Water Resources Center
Background for Dam Safety Legislation in Missouri
Thousands of people have been injured, many killed and billions of dollars of property damaged by dam failures in the United States. Some of the more noteworthy were:
1972- Buffalo Creek Dam, West Virginia-125 dead, $400 million in damages.
1976- Teton Dam, Idaho-14 dead, over $1 billion in damages
1977- Laurel Run Dam, Pennsylvania-40 dead, $5.3 million in damages
1977- Kelly Barnes Dam, Georgia-39 dead, $30 million in damages
The failures of Teton Dam and the Kelly Barnes Dam focused national attention on the problem of unsafe dams. Dam failures, however continue to occur with destructive and sometimes fatal results.
1982- Lawn Lake Dam, Colorado-3 dead, $25 million in damages
1988- Quail Creek Dam, Utah-$12 million in damages
The problem of unsafe dams in Missouri was underscored by dam failures at Lawrenceton in 1968, Washington County in 1975, Fredericktown in 1977, and a near failure in Franklin County in 1978.

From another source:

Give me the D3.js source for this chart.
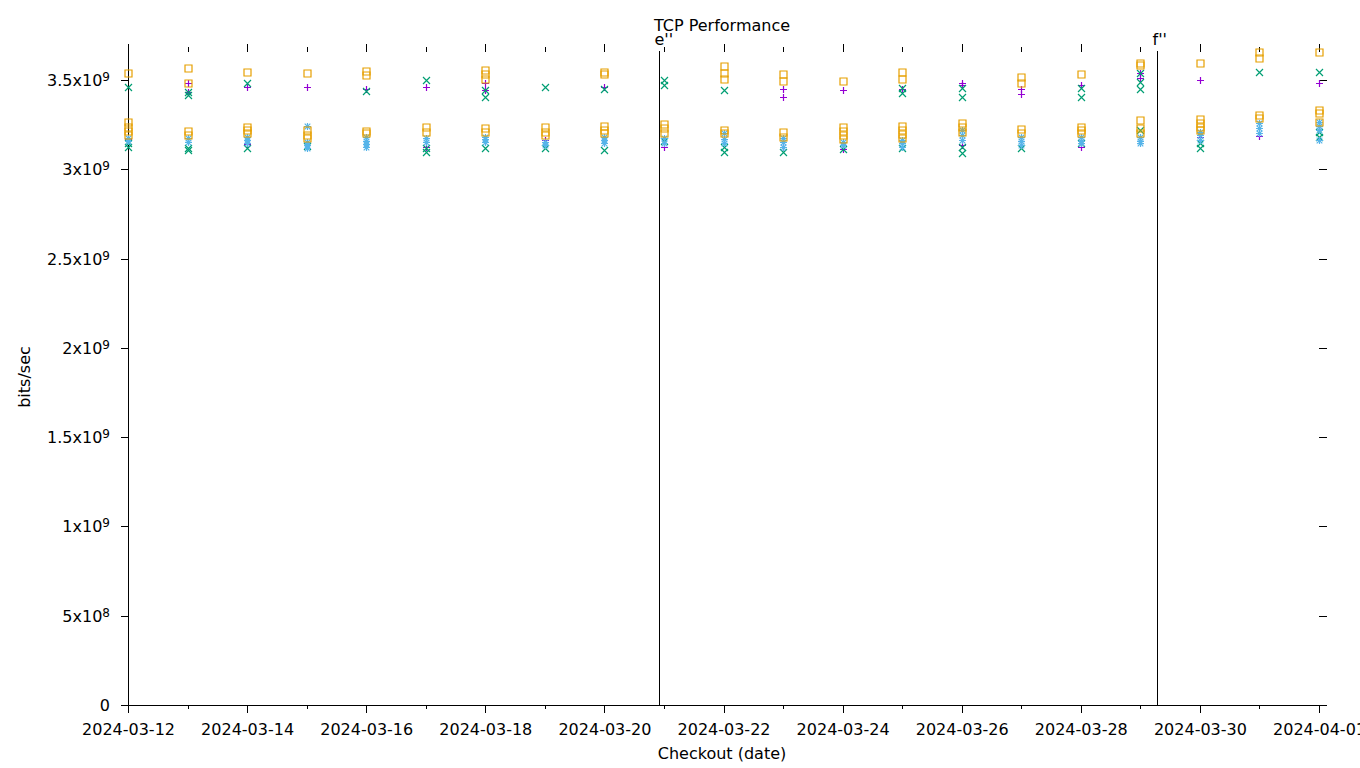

In Missouri, the first state legislation aimed at regulating dams was passed in 1889, and was called the Dams, Mills, and Electric Power Law. The law was concerned only with damages caused by construction and lake formation. It did not address the engineering aspects of design or downstream safety of dams.
Ninety years later, House Bill 603 was introduced in the Missouri legislature. This legislation passed and became effective in September 1979, largely due to an early indication from the Corps of Engineers inspection program that Missouri led the country in total number of unsafe dams. House Bill 603 excluded certain dams from regulation - those less than 35 feet high and allowed exemptions for others - those used primarily for agricultural purposes and those regulated by other state or federal agencies. The Dam Safety Law is contained in Sections 236.400 through 236.500 of the revised statutes of Missouri.
The construction of dams in Missouri has always been an important part of the state's economy, primarily from the standpoint of the recreational areas that they create. Technical assistance and the review of plans and specifications for new dams by the Department of Natural Resources is extremely valuable to the owners and those people living downstream of the dam that could be flooded in the event the dam should fail. Every effort is made to provide realistic technical criteria to make sure that the dams are constructed correctly and yet efficiently.